İsrail gezimizin 3.gününde ikinci durağımız “batılmayan deniz” Ölü Deniz’di. Burası İsrail’e gelip de görülmeden geçilmemesi gereken bir durak. Biz Kudüs’ten kiralıdığımız arabayla gitmeyi tercih ettik. Yolculuk 1-1,5 saat arası sürdü. Yol ve yolculuk oldukça rahattı, ancak yol boyunca ilgi çekici bir yerde yoktu. İlgi çekici tek şey otoyolun bazı noktalarında İsrail tarafından Filistinlilerden ayrılmak için iki taraflı örülmüş ünlü duvarlardı. Ayrıca yol boyunca bir kontrol noktası dışında da hiç bir durakla karşılaşmadık ki onda da bizi durdurmadılar bile. Ölü Deniz’e ulaştığımızda çorak bir coğrafya ve sıcak bir havayla karşılaştık. Ölü Deniz’de yol boyunca girilecek bir kaç farklı nokta ve plaj var. Bunların içinde halk plajı olanlar dışında ücretli Spa ve otel tesisleri de mevcuttu. Biz duş ve soyunma odası tercih ettiğimiz için Ein Gedi Spa tesisini kullandık. Günlük giriş, yemekli (150 NİS) ve yemeksiz (95 NİS) olmak üzere iki opsiyonlu, ancak yemekleri pek başarılı değil. Burası dışında öncesinde Mineral Beach ve sonrasındaki Ein Bokek plajları denenebilir. Ölü Deniz’de ilgili plaj bilgileri için aşağıdaki harita incelenebilir.
- Ölü Deniz ( Lut Gölü)
Ölü Deniz’i ilgi çekici hale getiren altı özelliğinden bahsetmek gerekir. Birincisi elbette tuz oranı açısından dünyanın 4. gölü olması. İkincisi, tuz oranı dolayısıyla suya batmıyor olmanız. Üçüncüsü gölün tabanının tuzdan kalın bir katmanla kaplı olması (bu nedenle ayağınızı kesmemesi için yanınızda deniz ayakkabısı götürebilirsiniz). Beşincisi, içeriğindeki tuz ve mineraller dolayısyla buranın suyunun, çamurunun ve kaplıcalarının ünlü olması. Bu nedenle, suya girmeden ve çamur banyosu yapmadan burayı atlamayınız. İsteyenler için her yerde ölü deniz bakım ürünleri, kremleri ve çamurları satılmakta.
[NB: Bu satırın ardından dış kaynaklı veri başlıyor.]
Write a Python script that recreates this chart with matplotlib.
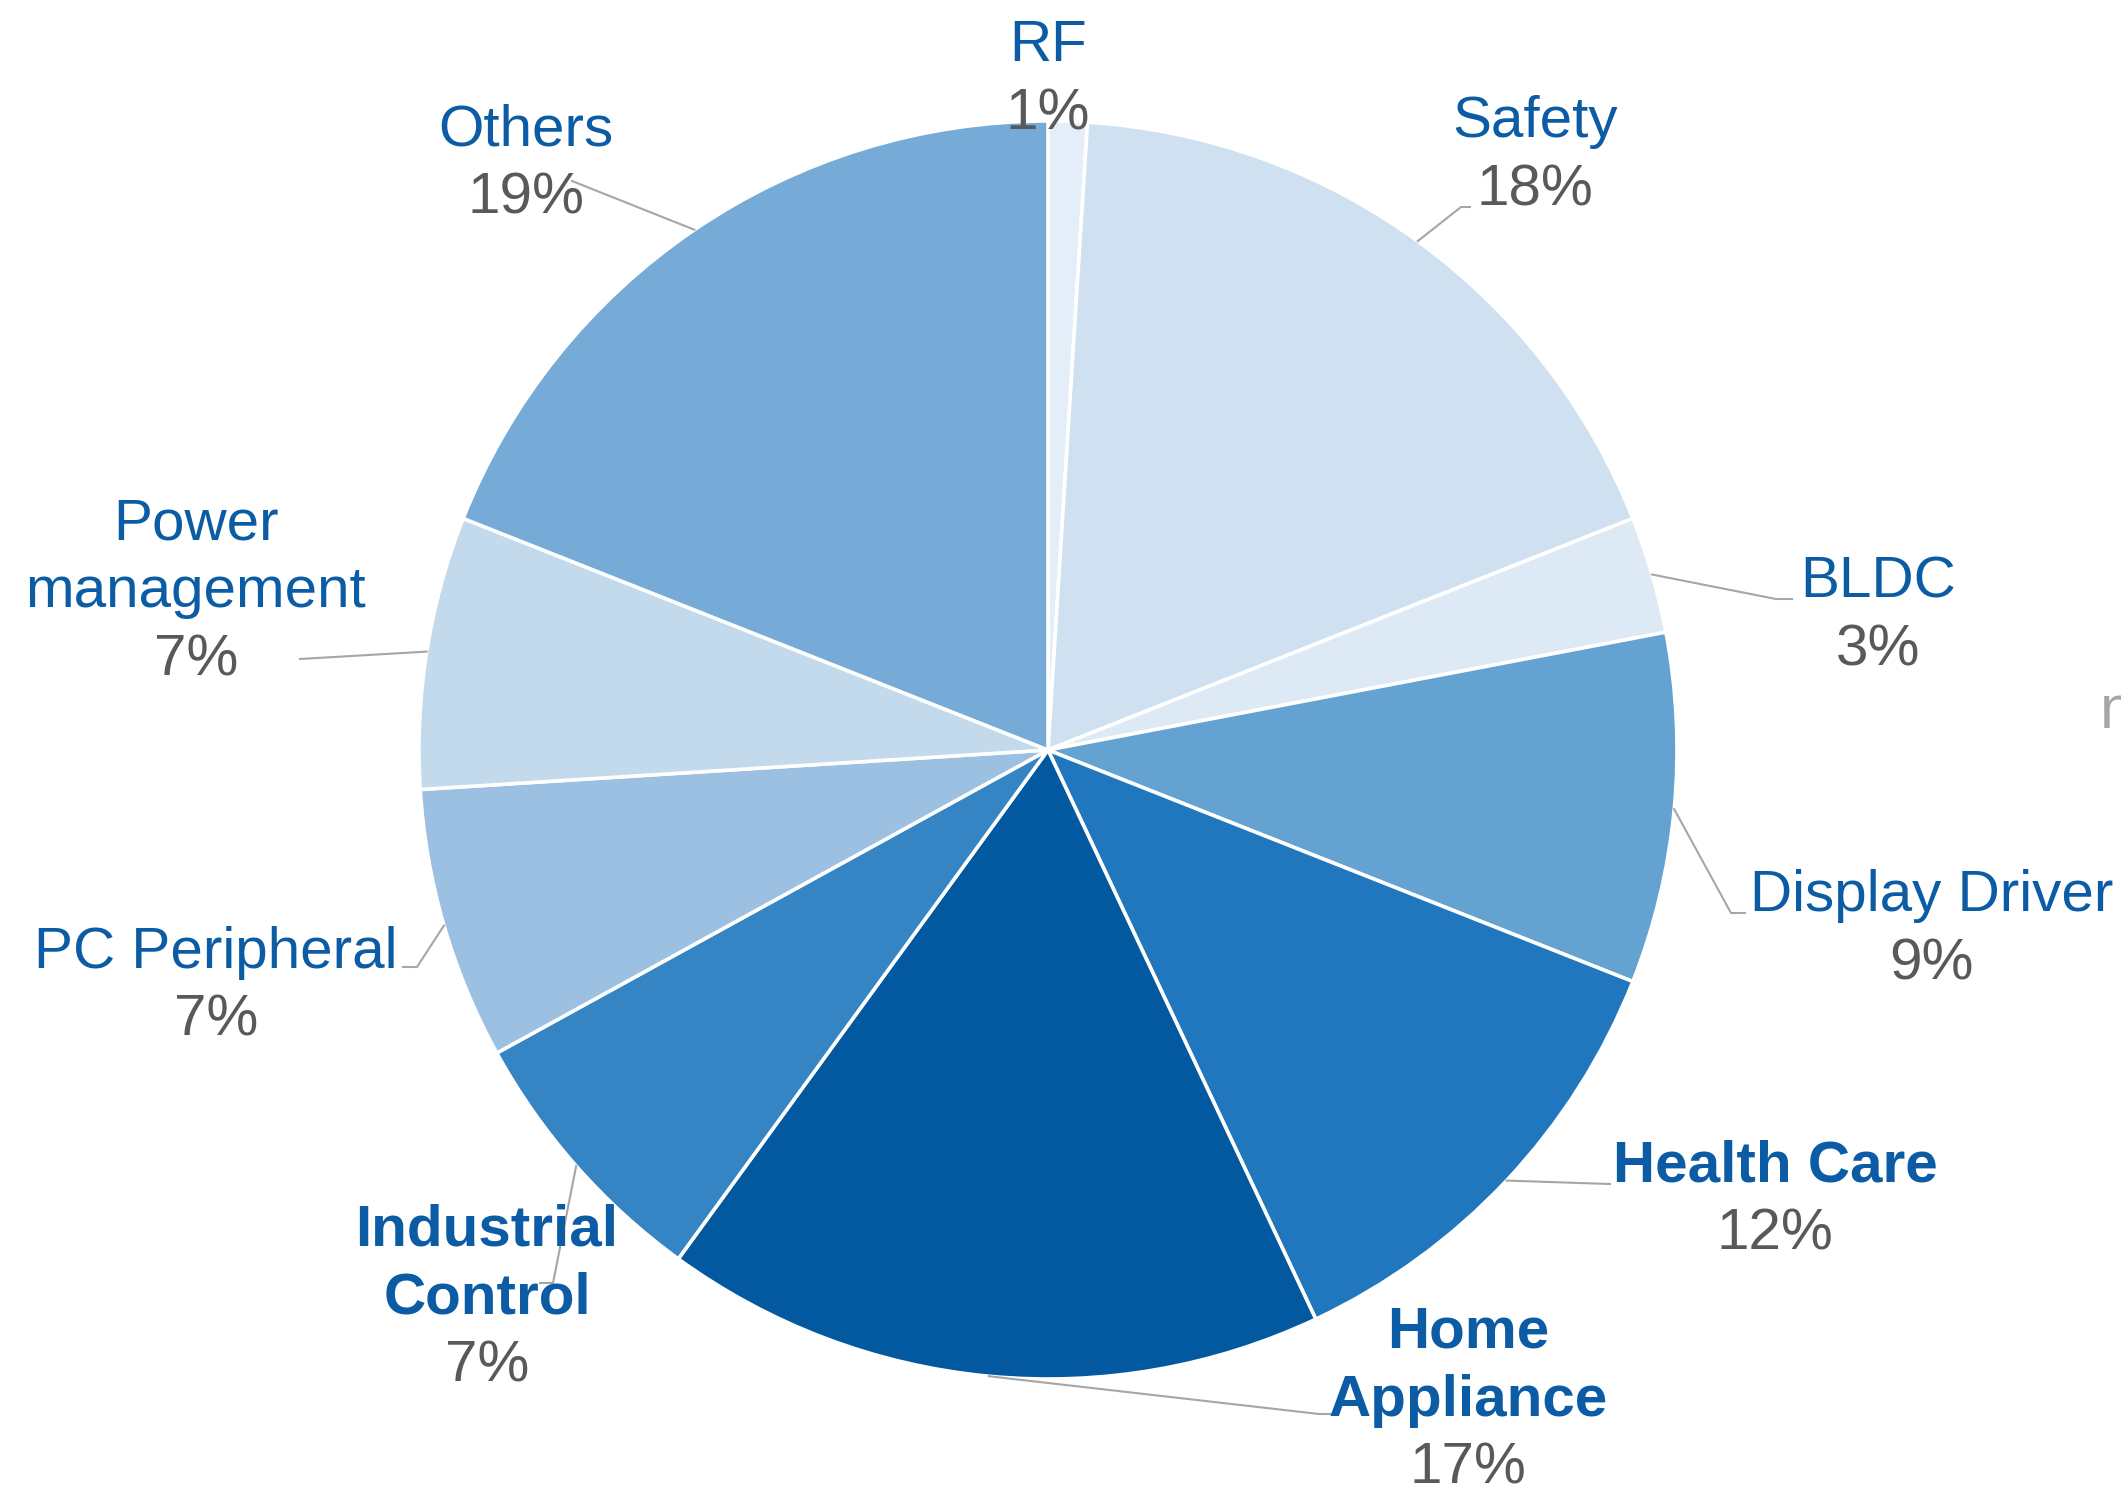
import matplotlib.pyplot as plt
import numpy as np

plt.rcParams['font.family'] = ['Liberation Sans', 'DejaVu Sans']

W, H = 2121, 1490

# dados
segmentos = ['RF', 'Safety', 'BLDC', 'Display Driver', 'Health Care', 'Home Appliance',
             'Industrial Control', 'PC Peripheral', 'Power management', 'Others']
participacao = [1, 18, 3, 9, 12, 17, 7, 7, 7, 19]
rotulos = [['RF'], ['Safety'], ['BLDC'], ['Display Driver'], ['Health Care'], ['Home', 'Appliance'],
           ['Industrial', 'Control'], ['PC Peripheral'], ['Power', 'management'], ['Others']]
negrito = ['Health Care', 'Home Appliance', 'Industrial Control']
cores = ['#e3eef8', '#cfe1f0', '#dde9f5', '#64a2d1', '#2177bd', '#02599f',
         '#3584c4', '#9bc0e2', '#c3d9ec', '#75abd6']

# posicao dos rotulos (pixels da imagem, centro x e linha de base da primeira linha)
pos_rotulo = [(1048, 61), (1535, 137), (1878, 597), (1932, 911), (1775, 1181), (1468, 1348),
              (487, 1245), (216, 968), (196, 539), (526, 145)]
# cotovelos das linhas de chamada (None = sem linha)
chamada = [None,
           [(1461, 207), (1470, 207)],
           [(1776, 599), (1792, 599)],
           [(1731, 913), (1745, 913)],
           [(1610, 1184)],
           [(1319, 1414), (1332, 1414)],
           [(553, 1283), (540, 1283)],
           [(417, 967), (403, 967)],
           [(300, 659)],
           [(572, 181)]]

cx, cy, raio = 1048, 750, 629
Y = lambda y: H - y

fig = plt.figure(figsize=(W / 100, H / 100), dpi=100)
ax = fig.add_axes([0, 0, 1, 1])

fatias, _ = ax.pie(participacao, colors=cores, startangle=90, counterclock=False,
                   center=(cx, Y(cy)), radius=raio,
                   wedgeprops=dict(edgecolor='white', linewidth=2.6))

ax.set_xlim(0, W)
ax.set_ylim(0, H)
ax.set_aspect('equal')
ax.axis('off')

passo = 68
for i, fatia in enumerate(fatias):
    peso = 'bold' if segmentos[i] in negrito else 'normal'
    x0, y0 = pos_rotulo[i]
    linhas = rotulos[i]
    for k, linha in enumerate(linhas):
        ax.text(x0, Y(y0 + k * passo), linha, ha='center', va='baseline',
                fontsize=42, color='#0b5ca4', fontweight=peso)
    ax.text(x0, Y(y0 + len(linhas) * passo), f'{participacao[i]}%', ha='center', va='baseline',
            fontsize=42, color='#595959')

    if chamada[i] is not None:
        ang = np.deg2rad((fatia.theta1 + fatia.theta2) / 2)
        xs = [fatia.center[0] + fatia.r * np.cos(ang)]
        ys = [fatia.center[1] + fatia.r * np.sin(ang)]
        for px, py in chamada[i]:
            xs.append(px)
            ys.append(Y(py))
        ax.plot(xs, ys, color='#a6a6a6', linewidth=1.5)

# pedaco de texto cortado na borda direita
ax.text(2100, Y(728), 'n', ha='left', va='baseline', fontsize=44, color='#a6a6a6')

fig.savefig('out.png', dpi=100)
Altıncı özelliği ise buranın deniz seviyesinin 400 metre altında olması. Yol boyunca inişinizi gösteren -100,-200, -400 yazıları sizi karşılıyor zaten. Ölü Deniz adını, çevresinde hiç bir yaşama izin vermemesinden alıyor. Antik zamanlarda isminin Tuzlu Deniz olarak da anıldığı biliniyor.
Eski çağlarda bu çevrede önemli yerleşimlerin olduğu biliniyor. Bunlar içinde en önemlisi Masada kalesi ve Milli Parkı. Ölü Deniz yolu üstünde batıda, Ein Gedi ile Ein Bokek arasında kalıyor. Masada yüksek bir tepenin üzerine kurulmuş ve asıl ününü M.S. 70 yıllarında Romalıların Kudüs ve çevresini işgal ettiğinde Yahudilerin son direndikleri kale olmasından alıyor. Bu direnişin üç sene sürdüğü ve düşeceği anlaşıldığında buradaki 967 Yahudi’nin köle olmamak için intihar ettiğine inanılıyor. Hatta intihar edenlerin tüm eşyalarını yakarken açlıktan öldükleri düşünülmesim diye yiyeceklerini geride bıraktıkları söyleniyor. Masada efsanesi aslında İsrail’in bir kahramanlık hikayesi ve buraya çok önem veriyorlar. İsrail’in bir daha yenilmeyeceğini simgelemesi açısından da ” Masada bir daha düşmeyecek” mottosunu kullanıyorlar. Nitekim Bush İsrail ziyaretinde burayı ziyaret ederek ünlü İsrail konuşmasını yapıyor. Bu nedenle de buranın yenilenmesi ve tanıtımına önem verdikleri görülüyor. İsrail geriye pek bir şey kalmamış kalıntıları yenileyerek eski haline getiriyor. Masada kalesine çıkmak için teleferik ya da patika yolu tercih edebilirsiniz. Ancak önerimiz hem yolun uzunluğu hem de hava sıcaklığı dolayısyla teleferik. Üstelik çıkarken de inerken de manzara harika. Bu arada giriş ve teleferik ücretli. Çıkışta yemek yiyip Ölü Deniz ürünleriyle hediyeşik eşyalar satılan bir alış veriş kompleksi de sizi bekliyor.